Key to the idea of programming biology is the fact that living systems run on code, DNA, which rather than ones and zeroes we interpret as A’s, C’s, T’s, and G’s. It’s a language that humans can read and are even learning to write, but we cannot yet do so fluently. By way of analogy, we can work with words and short phrases, but not full sentences, let alone paragraphs, or chapters. Changing just one letter in a genetic sequence may produce results that are good, bad, or undetectable, and very often the outcome doesn’t follow logical expectations.

Almost none of this is true of computer code, which humans understand at a fundamental level because, well, we invented it. Some argue that, for this reason, we can never truly program biology in a meaningful sense. No matter what measures we take to control it, they remind us, “life finds a way” to undermine or break out of the boxes we build around them (not always to such dramatic effect as Jurassic Park). In digital programming, predictability is key. There’s little use for a spreadsheet app that unexpectedly changes a number value every now and then. Yet one thing we can say for sure about life is that it is not predictable. In fact, evolution is powered by unpredictability, genetic mutation having contributed much of the dazzling variety of life on Earth.
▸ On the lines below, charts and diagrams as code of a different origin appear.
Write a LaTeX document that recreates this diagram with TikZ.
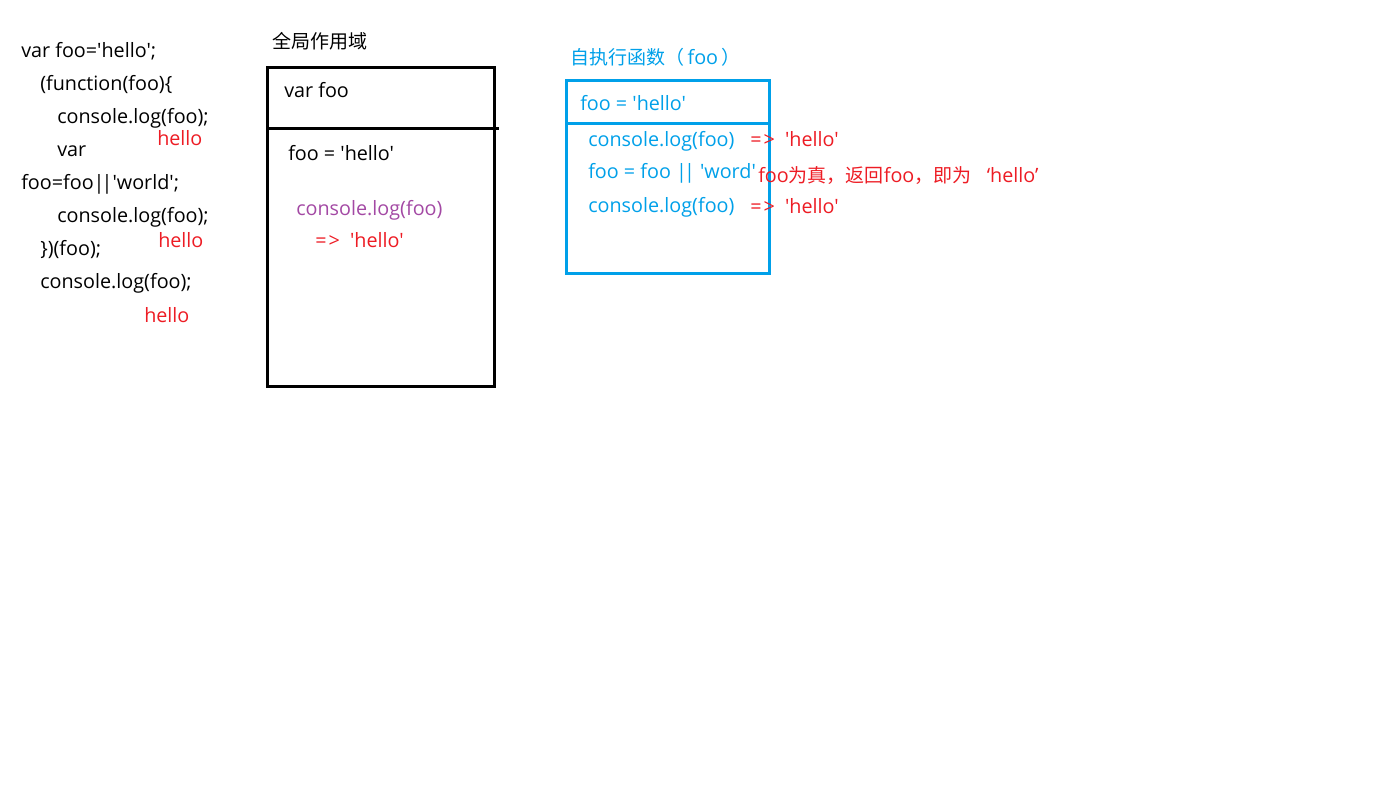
\documentclass[tikz,border=0pt]{standalone}
\usepackage{fontspec}
\setmainfont{Open Sans}[Ligatures=TeXOff,Scale=1.04]
\newfontfamily\cjk{Noto Sans CJK SC}
\usepackage{xcolor}
\usepackage{tikz}
\definecolor{scopeblue}{RGB}{0,160,233}
\definecolor{resred}{RGB}{237,28,36}
\definecolor{logpurple}{RGB}{163,73,164}
\newcommand{\orbars}{|\kern-2.2pt|}
\newcommand{\yields}{=\kern1.5pt>}

\begin{document}
\begin{tikzpicture}[x=0.75pt,y=-0.75pt,
	txt/.style={anchor=base west,inner sep=0pt,font=\fontsize{14.25}{17}\selectfont},
	res/.style={txt,text=resred},
	fn/.style={txt,text=scopeblue},
	frame/.style={line width=2.25pt}]
	\useasboundingbox (0,0) rectangle (1400,786);
	% source code
	\node[txt] (c1) at (21,57) {var foo='hello';};
	\node[txt] (c2) at (40,90) {(function(foo)\{};
	\node[txt] (c3) at (57,123) {console.log(foo);};
	\node[res] (h1) at (157,145) {hello};
	\node[txt] (c4) at (57,156) {var};
	\node[txt] (c5) at (21,189) {foo=foo\orbars'world';};
	\node[txt] (c6) at (57,222) {console.log(foo);};
	\node[res] (h2) at (158,247) {hello};
	\node[txt] (c7) at (40,255) {\})(foo);};
	\node[txt] (c8) at (40,288) {console.log(foo);};
	\node[res] (h3) at (144,322) {hello};
	% global scope
	\node[txt] (gtitle) at (272,48) {\cjk 全局作用域};
	\draw[frame] (267,67) rectangle (494,386);
	\draw[frame] (267,128) -- (499,128);
	\node[txt] (gvar) at (284,97) {var foo};
	\node[txt] (gset) at (288,160) {foo = 'hello'};
	\node[txt,text=logpurple] (glog) at (296,215) {console.log(foo)};
	\node[res] (gres) at (315,247) {\yields\ \ 'hello'};
	% self-invoking function scope
	\node[fn] (ftitle) at (570,64) {{\cjk 自执行函数（}\,foo\,{\cjk ）}};
	\draw[frame,scopeblue] (566,80) rectangle (769,273);
	\draw[frame,scopeblue] (566,123) -- (769,123);
	\node[fn] (farg) at (580,110) {foo = 'hello'};
	\node[fn] (flog1) at (588,146) {console.log(foo)};
	\node[res] (fres1) at (750,146) {\yields\ \ 'hello'};
	\node[fn] (fset) at (588,178) {foo = foo \orbars\ 'word'};
	\node[res] (fnote) at (758,182) {foo{\cjk 为真，返回}foo{\cjk ，即为}\ \ \ ‘hello’};
	\node[fn] (flog2) at (588,212) {console.log(foo)};
	\node[res] (fres2) at (750,213) {\yields\ \ 'hello'};
\end{tikzpicture}
\end{document}
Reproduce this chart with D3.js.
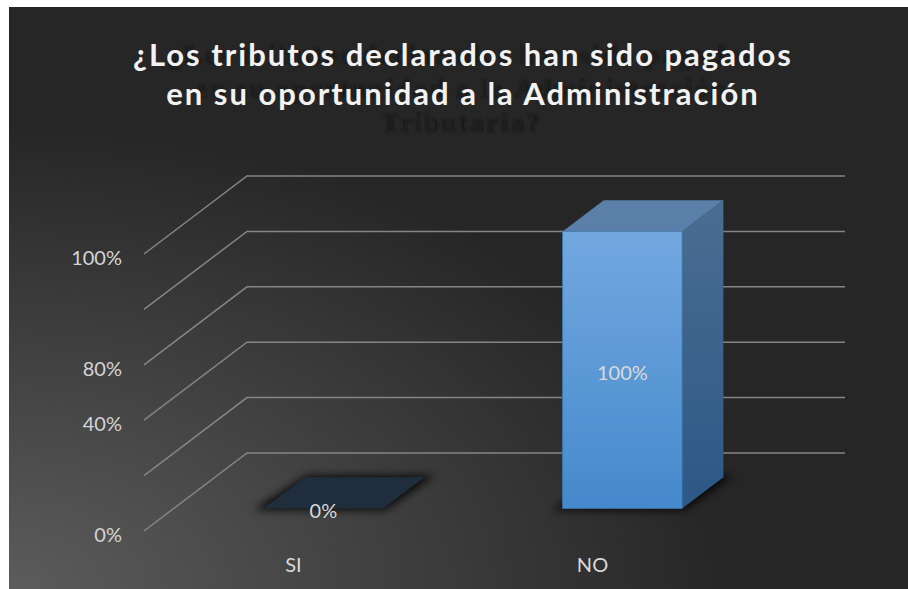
<!DOCTYPE html>
<html>
<head>
<meta charset="utf-8">
<script src="https://cdn.jsdelivr.net/npm/d3@7"></script>
<style>
  body { margin: 0; background: #fff; }
  svg { display: block; }
</style>
</head>
<body>
<div id="chart"></div>
<script>
// chart data
const categories = ["SI", "NO"];
const values = [0, 1];
const valueLabels = ["0%", "100%"];
const gridValues = [0, 0.2, 0.4, 0.6, 0.8, 1];
const tickLabels = ["0%", "", "40%", "80%", "", "100%"];
const titleLines = ["¿Los tributos declarados han sido pagados", "en su oportunidad a la Administración"];
const ghostLines = ["¿Los tributos declarados han sido pagados", "en su oportunidad a la Administración", "Tributaria?"];

const W = 908, H = 589;
const svg = d3.select("#chart").append("svg")
    .attr("width", W)
    .attr("height", H);

const defs = svg.append("defs");
const bg = defs.append("radialGradient")
    .attr("id", "bg")
    .attr("cx", 0).attr("cy", 1).attr("r", 0.8)
    .attr("fx", 0).attr("fy", 1);
bg.append("stop").attr("offset", "0%").attr("stop-color", "#5c5c5c");
bg.append("stop").attr("offset", "100%").attr("stop-color", "#262626");

const front = defs.append("linearGradient").attr("id", "front")
    .attr("x1", 0).attr("y1", 0).attr("x2", 0).attr("y2", 1);
front.append("stop").attr("offset", "0%").attr("stop-color", "#72a8e0");
front.append("stop").attr("offset", "100%").attr("stop-color", "#4589cc");

const side = defs.append("linearGradient").attr("id", "side")
    .attr("x1", 0).attr("y1", 0).attr("x2", 0).attr("y2", 1);
side.append("stop").attr("offset", "0%").attr("stop-color", "#4b6d92");
side.append("stop").attr("offset", "100%").attr("stop-color", "#2c5886");

defs.append("filter").attr("id", "blur")
    .attr("x", "-20%").attr("y", "-50%").attr("width", "140%").attr("height", "200%")
    .append("feGaussianBlur").attr("stdDeviation", 4);
defs.append("filter").attr("id", "soft")
    .append("feGaussianBlur").attr("stdDeviation", 1.3);

svg.append("rect")
    .attr("x", 9).attr("y", 7)
    .attr("width", W - 9).attr("height", H - 7)
    .attr("fill", "url(#bg)");

// ghost title behind
svg.append("g")
    .attr("filter", "url(#soft)")
    .selectAll("text")
    .data(ghostLines)
    .enter()
    .append("text")
    .attr("x", 462)
    .attr("y", (d, i) => 64 + i * 34)
    .attr("text-anchor", "middle")
    .attr("font-family", "Liberation Serif, serif")
    .attr("font-weight", "bold")
    .attr("font-size", "27px")
    .attr("letter-spacing", "2.4px")
    .attr("fill", "#1a1a1a")
    .text(d => d);

// title
svg.append("g")
    .selectAll("text")
    .data(titleLines)
    .enter()
    .append("text")
    .attr("x", 463)
    .attr("y", (d, i) => 66 + i * 39)
    .attr("text-anchor", "middle")
    .attr("font-family", "Lato, sans-serif")
    .attr("font-weight", "bold")
    .attr("font-size", "31px")
    .attr("letter-spacing", "2px")
    .attr("fill", "#f2f2f2")
    .text(d => d);

// 3d projection: front plane scales + depth vector
const x = d3.scaleBand()
    .domain(categories)
    .range([144, 742])
    .paddingInner(0.6)
    .paddingOuter(0.3);
const y = d3.scaleLinear()
    .domain([0, 1])
    .range([531, 254]);
const depth = [103, -78];
const proj = (px, v, d) => [px + d * depth[0], y(v) + d * depth[1]];
const x0 = x.range()[0], x1 = x.range()[1];

// gridlines: side floor diagonal + back wall
const grid = svg.append("g")
    .attr("stroke", "#858585")
    .attr("stroke-width", 1.5)
    .attr("fill", "none");
grid.selectAll("path")
    .data(gridValues)
    .enter()
    .append("path")
    .attr("d", v => d3.line()([proj(x0, v, 0), proj(x0, v, 1), proj(x1, v, 1)]));

// y tick labels
svg.append("g")
    .selectAll("text")
    .data(gridValues)
    .enter()
    .append("text")
    .attr("x", 122)
    .attr("y", v => y(v) + 4)
    .attr("dy", "0.35em")
    .attr("text-anchor", "end")
    .attr("font-family", "Lato, sans-serif")
    .attr("font-size", "20px")
    .attr("fill", "#d4d4d4")
    .text((v, i) => tickLabels[i]);

// bars
const dFront = 0.29, dBack = 0.69;
const bars = svg.append("g");
categories.forEach((c, i) => {
    const v = values[i];
    const l = x(c), r = x(c) + x.bandwidth();
    const pts = (arr) => arr.map(p => p.join(",")).join(" ");
    const g = bars.append("g");
    // shadow
    g.append("polygon")
        .attr("points", pts([proj(l - 8, 0, dFront - 0.02), proj(r + 4, 0, dFront - 0.02), proj(r + 8, 0, dBack + 0.02), proj(l, 0, dBack + 0.02)]))
        .attr("fill", "#000")
        .attr("opacity", 0.85)
        .attr("filter", "url(#blur)");
    if (v > 0) {
        // side face
        g.append("polygon")
            .attr("points", pts([proj(r, 0, dFront), proj(r, v, dFront), proj(r, v, dBack), proj(r, 0, dBack)]))
            .attr("fill", "url(#side)");
        // top face
        g.append("polygon")
            .attr("points", pts([proj(l, v, dFront), proj(r, v, dFront), proj(r, v, dBack), proj(l, v, dBack)]))
            .attr("fill", "#5a7fa8");
        // front face
        g.append("polygon")
            .attr("points", pts([proj(l, 0, dFront), proj(r, 0, dFront), proj(r, v, dFront), proj(l, v, dFront)]))
            .attr("fill", "url(#front)")
            .attr("stroke", "#3f78b3")
            .attr("stroke-width", 0.8);
    } else {
        g.append("polygon")
            .attr("points", pts([proj(l, 0, dFront), proj(r, 0, dFront), proj(r, 0, dBack), proj(l, 0, dBack)]))
            .attr("fill", "#202d3c");
    }
    // data label
    const fTop = proj(l, v, dFront), fBot = proj(r, 0, dFront);
    g.append("text")
        .attr("x", (fTop[0] + fBot[0]) / 2)
        .attr("y", (fTop[1] + fBot[1]) / 2 + 3)
        .attr("dy", "0.35em")
        .attr("text-anchor", "middle")
        .attr("font-family", "Lato, sans-serif")
        .attr("font-size", "20px")
        .attr("fill", "#d9d9d9")
        .text(valueLabels[i]);
});

// category labels
svg.append("g")
    .selectAll("text")
    .data(categories)
    .enter()
    .append("text")
    .attr("x", c => x(c) + x.bandwidth() / 2)
    .attr("y", y(0) + 41)
    .attr("text-anchor", "middle")
    .attr("font-family", "Lato, sans-serif")
    .attr("font-size", "20px")
    .attr("fill", "#d9d9d9")
    .text(c => c);
</script>
</body>
</html>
At the same time, we regularly build and use complex systems of significantly limited predictability. Airplanes, traffic systems, computer networks, all are made up of so many smaller, predictable parts that their behavior is only predictable up to a point, always capable of doing something that no one sees coming. For anyone who doesn’t know its inner workings, even a perfectly constructed computer could be called a ‘black box’: we know what goes in and what comes out, without understanding what’s happening inside. Something similar could be said of the current relationship to biology.

Fuzzy Logic

Luckily for biotechnology, the path to progress may not require a complete grasp on the code of life. Deeper knowledge and abilities can be attained by embracing the inevitable margins of mystery that come from working with living systems. Feeding new genetic code into a cell with an expected result, while also being open to the unexpected, could be called programming, or perhaps prodding, posing a question to nature herself. While this may not be as reliable or efficient as drafting code for a computer program, the upside is that the answers are often surprising, and sometimes relate to questions that weren’t even asked. That’s how innovation happens, and it sets biology apart from any other ‘programmable’ domain in some exciting ways.
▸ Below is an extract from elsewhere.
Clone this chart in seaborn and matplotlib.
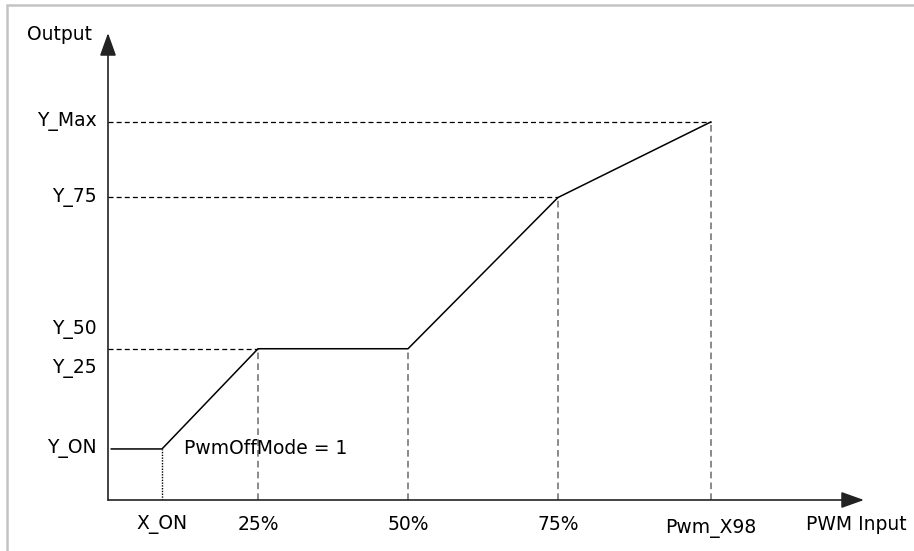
import numpy as np
import pandas as pd
import matplotlib
matplotlib.use("Agg")
import matplotlib.pyplot as plt
import seaborn as sns
from matplotlib.patches import Rectangle

# DATA #
x_labels = ["X_ON", "25%", "50%", "75%", "Pwm_X98"]
x_points = [9.0, 25, 50, 75, 100.5]
y_labels = ["Y_ON", "Y_25", "Y_50", "Y_75", "Y_Max"]
y_points = [13.5, 40, 40, 80, 100]
curve_x = [0.5, 9.0, 25, 50, 75, 100.5]
curve_y = [13.5, 13.5, 40, 40, 80, 100]
# pixel offsets for the two labels that share one level
y_label_shift = [0, -20, 19, 0, 0]

sns.set_style("white")
plt.rcParams['font.family'] = ['DejaVu Sans']
plt.rcParams['text.color'] = 'black'

W, H = 914, 551
fig = plt.figure(figsize=(W / 100, H / 100), dpi=100)
ax = fig.add_axes([108 / W, 51 / H, 756 / W, 467 / H])
ax.set_xlim(0, 126)
ax.set_ylim(0, 123.5)
for s in ax.spines.values():
    s.set_visible(False)
ax.set_xticks([])
ax.set_yticks([])

# guide lines
for i, (xv, yv) in enumerate(zip(x_points, curve_y[1:])):
    if i == 0:
        ax.plot([xv, xv], [0, yv], color="black", lw=1, ls=(0, (1, 1)))
    else:
        ax.plot([xv, xv], [0, yv], color="#777777", lw=1.2, ls=(0, (4, 2.5)))
for yv, xv in zip([40, 80, 100], [25, 75, 100.5]):
    ax.plot([0, xv], [yv, yv], color="black", lw=0.9, ls=(0, (4, 2.5)))

# main curve
df = pd.DataFrame({"x": curve_x, "y": curve_y})
sns.lineplot(data=df, x="x", y="y", ax=ax, color="black", lw=1.1, sort=False)
ax.set_xlabel("")
ax.set_ylabel("")

# axes with arrows
ax.annotate("", xy=(126, 0), xytext=(0, 0),
            arrowprops=dict(arrowstyle="-|>,head_length=1.4,head_width=0.5",
                            color="#222222", lw=1.2, shrinkA=0, shrinkB=0),
            annotation_clip=False)
ax.annotate("", xy=(0, 123.5), xytext=(0, 0),
            arrowprops=dict(arrowstyle="-|>,head_length=1.4,head_width=0.5",
                            color="#222222", lw=1.2, shrinkA=0, shrinkB=0),
            annotation_clip=False)

fs = 13.5
for lab, xv in zip(x_labels, x_points):
    dy = -28 if lab == "Pwm_X98" else -25
    ax.annotate(lab, xy=(xv, 0), xytext=(0, dy), textcoords="offset pixels",
                ha="center", va="center", fontsize=fs, annotation_clip=False)
for lab, yv, sh in zip(y_labels, y_points, y_label_shift):
    ax.annotate(lab, xy=(0, yv), xytext=(-11, sh), textcoords="offset pixels",
                ha="right", va="center", fontsize=fs, annotation_clip=False)

ax.annotate("PWM Input", xy=(126, 0), xytext=(-8, -25), textcoords="offset pixels",
            ha="center", va="center", fontsize=fs, annotation_clip=False)
ax.annotate("Output", xy=(0, 123.5), xytext=(-48, -1), textcoords="offset pixels",
            ha="center", va="center", fontsize=fs, annotation_clip=False)
ax.annotate("PwmOffMode = 1", xy=(9.0, 13.5), xytext=(22, 0), textcoords="offset pixels",
            ha="left", va="center", fontsize=fs, annotation_clip=False)

# light frame around the picture
fig.add_artist(Rectangle((7 / W, -0.2), 1.2, 1.2 - 5 / H, transform=fig.transFigure,
                         fill=False, edgecolor="#c4c4c4", lw=1.8))

fig.savefig("out.png", dpi=100)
In industry, there is not the luxury of waiting for a full grasp of the complex systems that evolution has dreamt up over the last four billion years before they can be put to use. The imperative to hit milestones and deliver useful, scalable, and ultimately marketable products leaves no option except to find the most direct path to the best and most useful outcomes. Accepting the reality of working with unpredictability means building mostly predictable systems that can tolerate the many unexpected — but often useful — behaviors of nature. Once those processes are within the realm of repeatability accepted by traditional computation or manufacturing processes, the distinction becomes less important.

The complexity of biology is cause for humility, but also enthusiasm. There is an opportunity in biotechnology to learn and even harness processes and abilities that no one could never invent, let alone fully understand. We didn’t invent the chicken, for example, and certainly don’t understand all its working parts, what’s going on in its mind when we feed them, or what the chain of events that converts grains into an egg that can produce an entire new chicken. But they offer us so much value, reliably and at scale, that they might as well be considered advanced technology. The question of whether gene editing and coding living systems amounts to ‘programming’, then, is largely semantic. It’s also secondary to the real question: what will be done with these new and ever-improving abilities? In trying to understand the fundamental workings of biology, so long as we are finding ways of improving our quality of life and the health of the planet, it shouldn’t really matter what word we use to describe it.